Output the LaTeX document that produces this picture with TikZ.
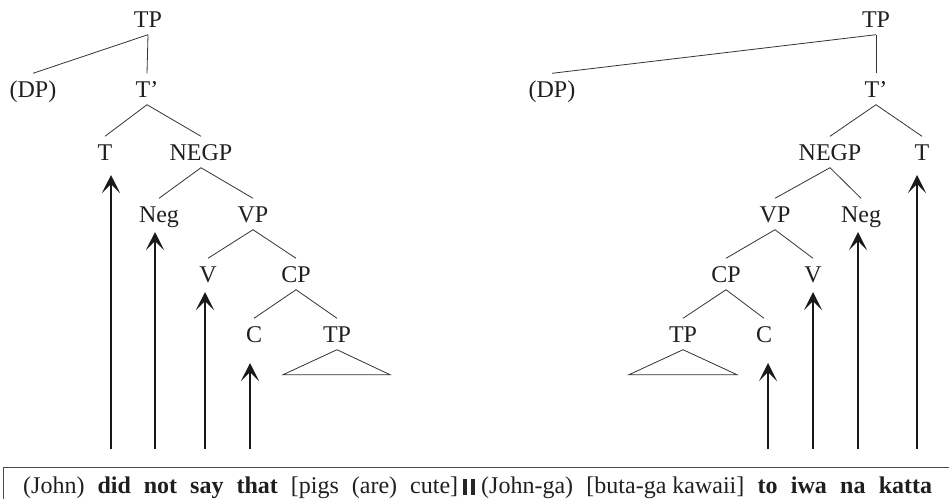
\documentclass[tikz,border=0pt]{standalone}
\usepackage{fontspec}
\setmainfont{Liberation Serif}
\usetikzlibrary{arrows.meta}
\begin{document}
\begin{tikzpicture}[x=1pt,y=-1pt,
  cat/.style={font=\fontsize{24}{28}\selectfont, text=black!88, inner xsep=0pt,
    inner ysep=7.5pt, text height=16pt, text depth=0pt, anchor=base},
  sent/.style={font=\fontsize{24}{28}\selectfont, text=black!88, inner sep=0pt, anchor=base west},
  branch/.style={draw=black!80, line width=0.8pt},
  move/.style={draw=black!90, line width=1.8pt, -{Stealth[length=18pt,width=18pt,inset=9pt]}},
  bar/.style={fill=black!85, draw=none},
  frame/.style={draw=black!70, line width=1pt}]
\useasboundingbox (0,0) rectangle (949,499);

% ---------- English tree (head-initial) ----------
\node[cat] (L-TP)   at (148,27)  {TP};
\node[cat] (L-DP)   at (33,97)   {(DP)};
\node[cat] (L-Tb)   at (147,97)  {T’};
\node[cat] (L-T)    at (105,160) {T};
\node[cat] (L-NegP) at (201,160) {NEGP};
\node[cat] (L-Neg)  at (159,222) {Neg};
\node[cat] (L-VP)   at (253,222) {VP};
\node[cat] (L-V)    at (208,282) {V};
\node[cat] (L-CP)   at (296,282) {CP};
\node[cat] (L-C)    at (254,342) {C};
\node[cat] (L-TPlo) at (337,342) {TP};

\draw[branch] (L-TP.south) -- (L-DP.north);
\draw[branch] (L-TP.south) -- (L-Tb.north);
\draw[branch] (L-Tb.south) -- (L-T.north);
\draw[branch] (L-Tb.south) -- (L-NegP.north);
\draw[branch] (L-NegP.south) -- (L-Neg.north);
\draw[branch] (L-NegP.south) -- (L-VP.north);
\draw[branch] (L-VP.south) -- (L-V.north);
\draw[branch] (L-VP.south) -- (L-CP.north);
\draw[branch] (L-CP.south) -- (L-C.north);
\draw[branch] (L-CP.south) -- (L-TPlo.north);
\draw[branch] (L-TPlo.south) -- ++(-54,25) -- ++(107,0) -- cycle;

% ---------- Japanese tree (head-final) ----------
\node[cat] (R-TP)   at (876,27)  {TP};
\node[cat] (R-DP)   at (552,97)  {(DP)};
\node[cat] (R-Tb)   at (876,97)  {T’};
\node[cat] (R-NegP) at (830,160) {NEGP};
\node[cat] (R-T)    at (922,160) {T};
\node[cat] (R-VP)   at (775,222) {VP};
\node[cat] (R-Neg)  at (861,222) {Neg};
\node[cat] (R-CP)   at (726,282) {CP};
\node[cat] (R-V)    at (813,282) {V};
\node[cat] (R-TPlo) at (683,342) {TP};
\node[cat] (R-C)    at (764,342) {C};

\draw[branch] (R-TP.south) -- (R-DP.north);
\draw[branch] (R-TP.south) -- (R-Tb.north);
\draw[branch] (R-Tb.south) -- (R-NegP.north);
\draw[branch] (R-Tb.south) -- (R-T.north);
\draw[branch] (R-NegP.south) -- (R-VP.north);
\draw[branch] (R-NegP.south) -- (R-Neg.north);
\draw[branch] (R-VP.south) -- (R-CP.north);
\draw[branch] (R-VP.south) -- (R-V.north);
\draw[branch] (R-CP.south) -- (R-TPlo.north);
\draw[branch] (R-CP.south) -- (R-C.north);
\draw[branch] (R-TPlo.south) -- ++(-54,25) -- ++(108,0) -- cycle;

% ---------- head movement arrows ----------
\coordinate (L-fT)   at (111,449);  \coordinate (L-hT)   at (111,175);
\coordinate (L-fNeg) at (155,449);  \coordinate (L-hNeg) at (155,232);
\coordinate (L-fV)   at (205,449);  \coordinate (L-hV)   at (205,292);
\coordinate (L-fC)   at (250,449);  \coordinate (L-hC)   at (250,363);
\coordinate (R-fC)   at (768,449);  \coordinate (R-hC)   at (768,363);
\coordinate (R-fV)   at (813,449);  \coordinate (R-hV)   at (813,292);
\coordinate (R-fNeg) at (858,449);  \coordinate (R-hNeg) at (858,232);
\coordinate (R-fT)   at (917,449);  \coordinate (R-hT)   at (917,175);
\draw[move] (L-fT)   -- (L-hT);
\draw[move] (L-fNeg) -- (L-hNeg);
\draw[move] (L-fV)   -- (L-hV);
\draw[move] (L-fC)   -- (L-hC);
\draw[move] (R-fC)   -- (R-hC);
\draw[move] (R-fV)   -- (R-hV);
\draw[move] (R-fNeg) -- (R-hNeg);
\draw[move] (R-fT)   -- (R-hT);

% ---------- example sentences ----------
\draw[frame] (3,499) -- (3,467) -- (949,467);

\node[sent] (en) at (23,493)
  {\makebox[435pt][s]{(John) \textbf{did} \textbf{not} \textbf{say} \textbf{that} [pigs (are) cute]}};
\fill[bar] (462.5,479) rectangle (466.5,495);
\fill[bar] (471,479) rectangle (475,495);
\node[sent] (ja) at (481,493)
  {\makebox[451pt][s]{(John-ga) [buta-ga\hspace{6pt}kawaii] \textbf{to} \textbf{iwa} \textbf{na} \textbf{katta}}};
\end{tikzpicture}
\end{document}
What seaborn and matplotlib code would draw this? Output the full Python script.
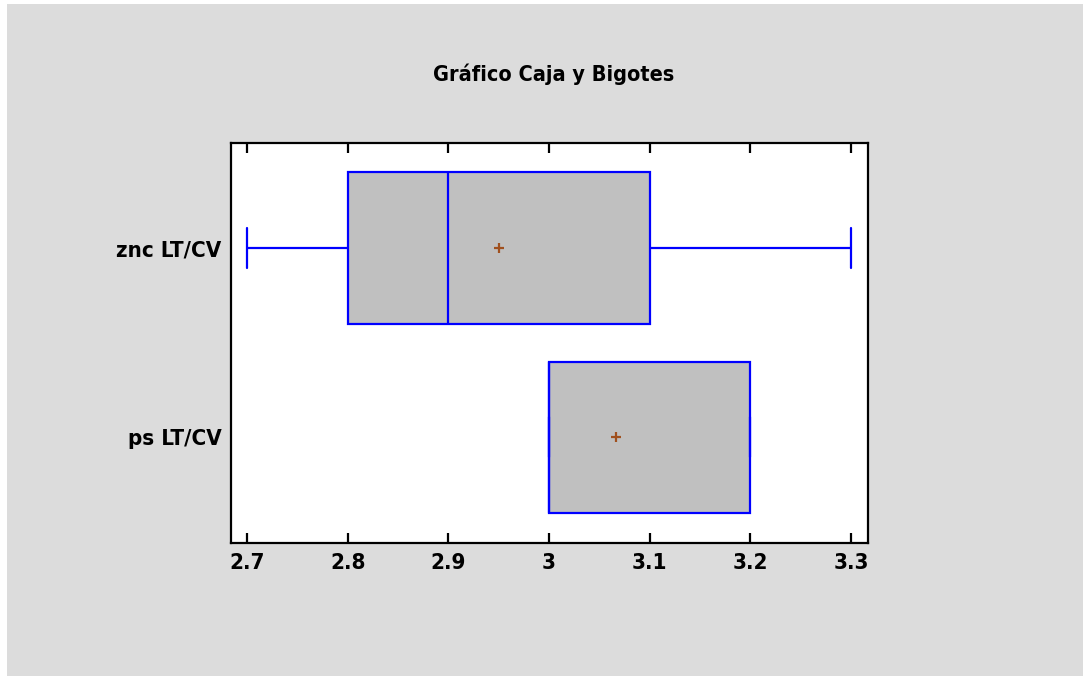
import numpy as np
import pandas as pd
import matplotlib
matplotlib.use('Agg')
import matplotlib.pyplot as plt
import seaborn as sns
from matplotlib.patches import Rectangle

# Samples (min, Q1, median, Q3, max and mean match the plot)
znc_vals = [2.7, 2.8, 2.8, 2.9, 2.9, 3.1, 3.1, 3.3]
ps_vals = [3.0, 3.0, 3.0, 3.0, 3.0, 3.0, 3.2, 3.2, 3.2]
groups = ['znc LT/CV', 'ps LT/CV']
xticks = [2.7, 2.8, 2.9, 3.0, 3.1, 3.2, 3.3]
xtick_labels = ['2.7', '2.8', '2.9', '3', '3.1', '3.2', '3.3']

data = pd.DataFrame({
    'grupo': [groups[0]] * len(znc_vals) + [groups[1]] * len(ps_vals),
    'valor': znc_vals + ps_vals,
})

sns.set_style('white')
plt.rcParams['font.family'] = ['DejaVu Sans']
plt.rcParams['font.stretch'] = 'condensed'
plt.rcParams['font.weight'] = 'bold'
plt.rcParams['text.color'] = 'black'
plt.rcParams['xtick.color'] = 'black'
plt.rcParams['ytick.color'] = 'black'

fig = plt.figure(figsize=(10.83, 6.76), dpi=100, facecolor='white')
# grey panel (thin white strip on top and left, like the original)
fig.patches.append(Rectangle((7 / 1083, 0), 1, 1 - 4 / 676, transform=fig.transFigure,
                             facecolor='#DCDCDC', edgecolor='none', zorder=-10))
ax = fig.add_axes([231 / 1083, 133 / 676, 637 / 1083, 400 / 676])
ax.set_facecolor('white')

blue = '#0000FF'
sns.boxplot(data=data, x='valor', y='grupo', order=groups, ax=ax,
            color='#C0C0C0', linecolor=blue, linewidth=1.6, width=0.8,
            whis=1.5, showmeans=True, fill=True, saturation=1,
            meanprops=dict(marker='+', markeredgecolor='#A0501E', markersize=7,
                           markeredgewidth=1.6),
            capwidths=0.21)

ax.set_xlim(2.684, 3.317)
ax.set_ylim(1.56, -0.556)
ax.set_xticks(xticks)
ax.set_xticklabels(xtick_labels)
ax.set_xlabel('')
ax.set_ylabel('')
ax.tick_params(axis='x', direction='in', top=True, bottom=True, length=7, width=1.6,
               pad=7, labelsize=16, color='black')
ax.tick_params(axis='y', length=0, pad=7, labelsize=16)
for lab in ax.get_xticklabels() + ax.get_yticklabels():
    lab.set_fontweight('bold')
for sp in ax.spines.values():
    sp.set_visible(True)
    sp.set_color('black')
    sp.set_linewidth(1.6)

fig.text(553.5 / 1083, 1 - 74 / 676, 'Gráfico Caja y Bigotes', ha='center', va='center',
         fontsize=15.5, fontweight='bold')

fig.savefig('out.png', dpi=100, facecolor=fig.get_facecolor())
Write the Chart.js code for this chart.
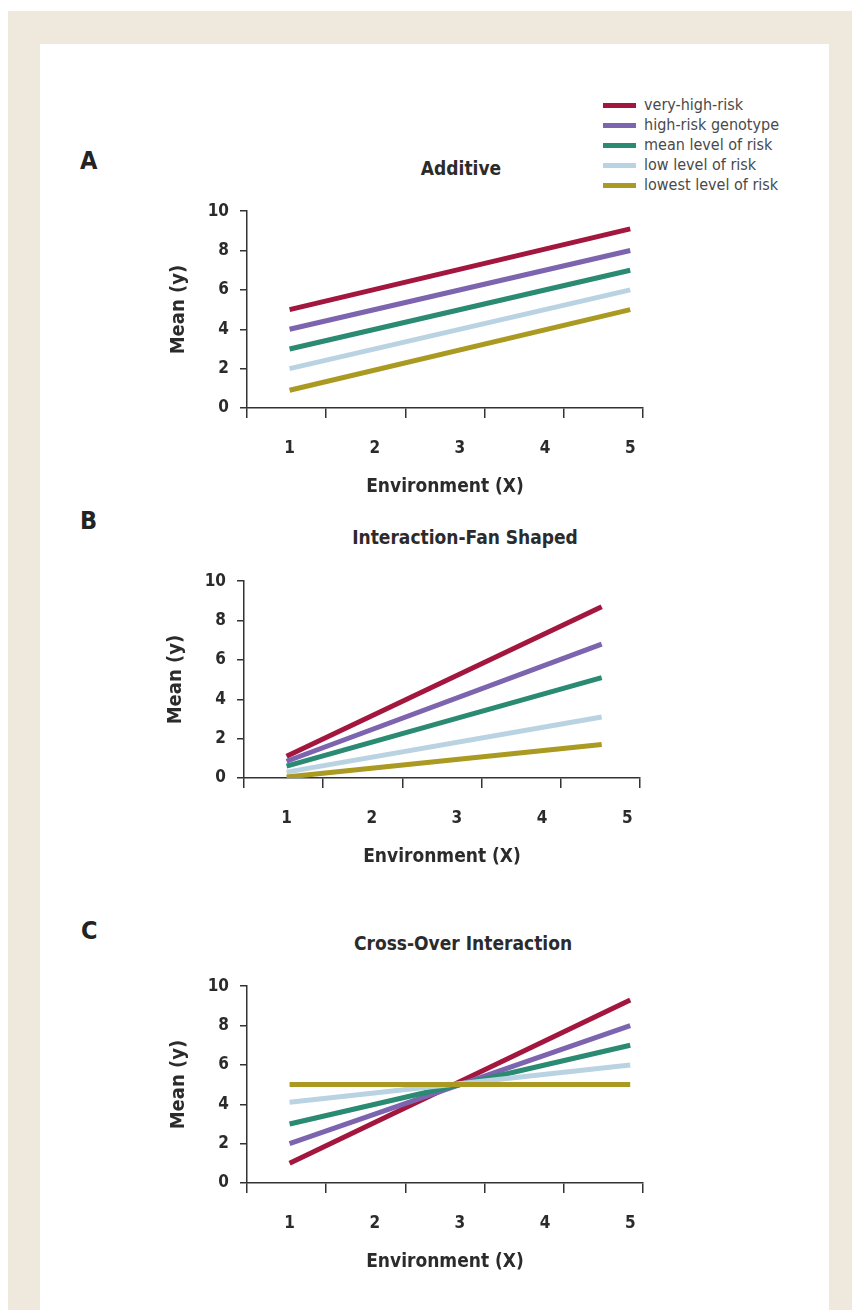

******

EXERCISE DIRECTIONS:
From the records above, copy exactly the lines starting at the one with "What seaborn and" and ending at the one with "ax.set_facecolor('white')", and no others. Pictures stay out.

ANSWER TO THIS TASK:
What seaborn and matplotlib code would draw this? Output the full Python script.
import numpy as np
import pandas as pd
import matplotlib
matplotlib.use('Agg')
import matplotlib.pyplot as plt
import seaborn as sns
from matplotlib.patches import Rectangle

# Samples (min, Q1, median, Q3, max and mean match the plot)
znc_vals = [2.7, 2.8, 2.8, 2.9, 2.9, 3.1, 3.1, 3.3]
ps_vals = [3.0, 3.0, 3.0, 3.0, 3.0, 3.0, 3.2, 3.2, 3.2]
groups = ['znc LT/CV', 'ps LT/CV']
xticks = [2.7, 2.8, 2.9, 3.0, 3.1, 3.2, 3.3]
xtick_labels = ['2.7', '2.8', '2.9', '3', '3.1', '3.2', '3.3']

data = pd.DataFrame({
    'grupo': [groups[0]] * len(znc_vals) + [groups[1]] * len(ps_vals),
    'valor': znc_vals + ps_vals,
})

sns.set_style('white')
plt.rcParams['font.family'] = ['DejaVu Sans']
plt.rcParams['font.stretch'] = 'condensed'
plt.rcParams['font.weight'] = 'bold'
plt.rcParams['text.color'] = 'black'
plt.rcParams['xtick.color'] = 'black'
plt.rcParams['ytick.color'] = 'black'

fig = plt.figure(figsize=(10.83, 6.76), dpi=100, facecolor='white')
# grey panel (thin white strip on top and left, like the original)
fig.patches.append(Rectangle((7 / 1083, 0), 1, 1 - 4 / 676, transform=fig.transFigure,
                             facecolor='#DCDCDC', edgecolor='none', zorder=-10))
ax = fig.add_axes([231 / 1083, 133 / 676, 637 / 1083, 400 / 676])
ax.set_facecolor('white')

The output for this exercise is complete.